English 3001: Peer Review of Research Proposals
First, print out a hard copy of this page. In the "Student Web Sites" link of our class web site, find the research proposal of another student in class. If your name appears in the second half of our class list alphabetically, find a proposal draft written by someone in the second half of list; if your name appears in the first half of our class list, find one written by someone in the first half. (This will prevent too many messages from going to just one or two people.) Post your written answers to the steps below as a link on your Assignment Index under section II A (linked to the words "On a proposal draft"), AND send it to the person as the text of an e-mail message. Do not write your answers on this sheet of paper.
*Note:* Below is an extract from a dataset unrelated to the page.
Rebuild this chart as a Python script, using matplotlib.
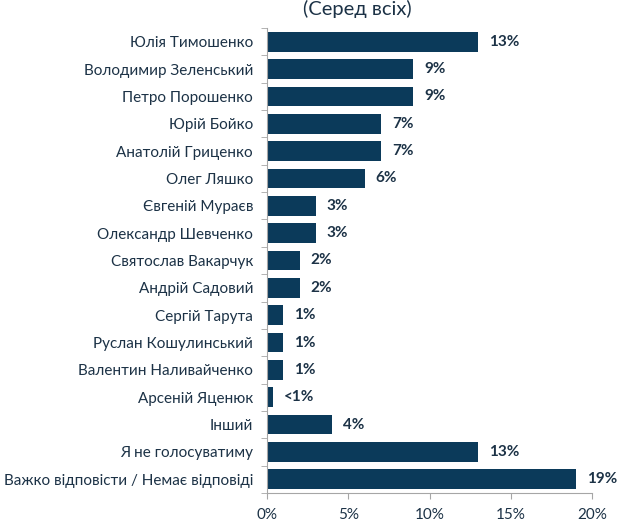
import matplotlib
matplotlib.use("Agg")
import matplotlib.pyplot as plt
import numpy as np
from matplotlib.ticker import FixedLocator, PercentFormatter

categories = [
    "Юлія Тимошенко", "Володимир Зеленський", "Петро Порошенко", "Юрій Бойко",
    "Анатолій Гриценко", "Олег Ляшко", "Євгеній Мураєв", "Олександр Шевченко",
    "Святослав Вакарчук", "Андрій Садовий", "Сергій Тарута", "Руслан Кошулинський",
    "Валентин Наливайченко", "Арсеній Яценюк", "Інший", "Я не голосуватиму",
    "Важко відповісти / Немає відповіді",
]
values = [13, 9, 9, 7, 7, 6, 3, 3, 2, 2, 1, 1, 1, 0.35, 4, 13, 19]
value_labels = ["13%", "9%", "9%", "7%", "7%", "6%", "3%", "3%", "2%", "2%",
                "1%", "1%", "1%", "<1%", "4%", "13%", "19%"]
x_ticks = [0, 5, 10, 15, 20]
title = "(Серед всіх)"

plt.rcParams['font.family'] = ['Lato', 'DejaVu Sans']
bar_color = "#0B3A5A"
text_color = "#1C3246"
spine_color = "#A6A6A6"

fig = plt.figure(figsize=(6.2, 5.23), dpi=100)
ax = fig.add_axes([267/620, 1 - 493/523, 325/620, 465/523])

y = np.arange(len(categories))
ax.barh(y, values, height=0.72, color=bar_color)
ax.set_ylim(len(categories) - 0.5, -0.5)
ax.set_xlim(0, 20)

ax.set_yticks(y)
ax.set_yticklabels(categories, fontsize=11, color=text_color)
ax.yaxis.set_minor_locator(FixedLocator(np.arange(-0.5, len(categories), 1.0)))
ax.tick_params(axis='y', which='major', length=0, pad=10)
ax.tick_params(axis='y', which='minor', length=4, color=spine_color, direction='out')

ax.set_xticks(x_ticks)
ax.xaxis.set_major_formatter(PercentFormatter(decimals=0))
ax.tick_params(axis='x', which='major', length=4, color=spine_color,
               labelsize=11, labelcolor=text_color, pad=7)

for s in ['top', 'right']:
    ax.spines[s].set_visible(False)
for s in ['left', 'bottom']:
    ax.spines[s].set_color(spine_color)

for yi, v, lab in zip(y, values, value_labels):
    ax.annotate(lab, (v, yi), xytext=(8, 0), textcoords='offset points',
                ha='left', va='center', fontsize=11, fontweight='bold', color=text_color)

fig.text(357/620, 1 - 9/523, title, ha='center', va='center', fontsize=14.5, color=text_color)

fig.savefig("out.png", dpi=100)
Remember that you will be graded
on the peer critiques that you write this semester, and the grade will
be based on the sincerity of your efforts to really help the writer whose
work you are assessing. Your goal here is, of course, to help a classmate
learn to write better and achieve a better grade. In addition, going
through these steps should also cause you to reflect on how to improve
your own proposal. Do as much of this peer review assignment as you can
in class today. The deadline for 1) posting your review as a link to
your ai.html and 2) for sending the e-message to a classmate is tonight
at 7 p.m. The deadline for posting the final draft of your own proposal
(a revision of the first posted draft) is Tuesday at 10 p.m.
Step One: Summarize the Assignment
Begin by going back to the original assignment—it’s on our web site, of course, or you can use your hard copy of it—and write a two or three sentence summary of what you believe to be its main purposes and goals.
Step Two: Summarize Your Peer's Text
Next write a two or three sentence summary of your peer's text.
Step Three: Compare the Assignment to Your Peer's Text
Once you have completed Steps One and Two, write a one-paragraph (about four or five sentence) summary of how well your peer's text meets the main purposes and goals of the assignment. If anything seems short or lacking, point this out; if anything seems especially, particularly well done, point that out too.
Step Four: Review Grammar
Isolate and review each sentence of your
peer's text to see if it is grammatically accurate, direct, succinct, and
otherwise well written (as you may have heard, it is best to do this by
going backwards through the text, sentence by sentence, so that
the meaning of the paragraphs doesn’t cause you to glide over less-than-perfect
sentences). Write down some sentences that you feel do not meet these criteria;
rewrite each sentence as a potentially new and improved version. Have at
least two of these pairs, and for each original/revised sentence pair,
provide an explanation for the revision. (Finally, remember that you should
practice in your own writing what you preach! Use the advice that you just
gave when you work on your own writing.)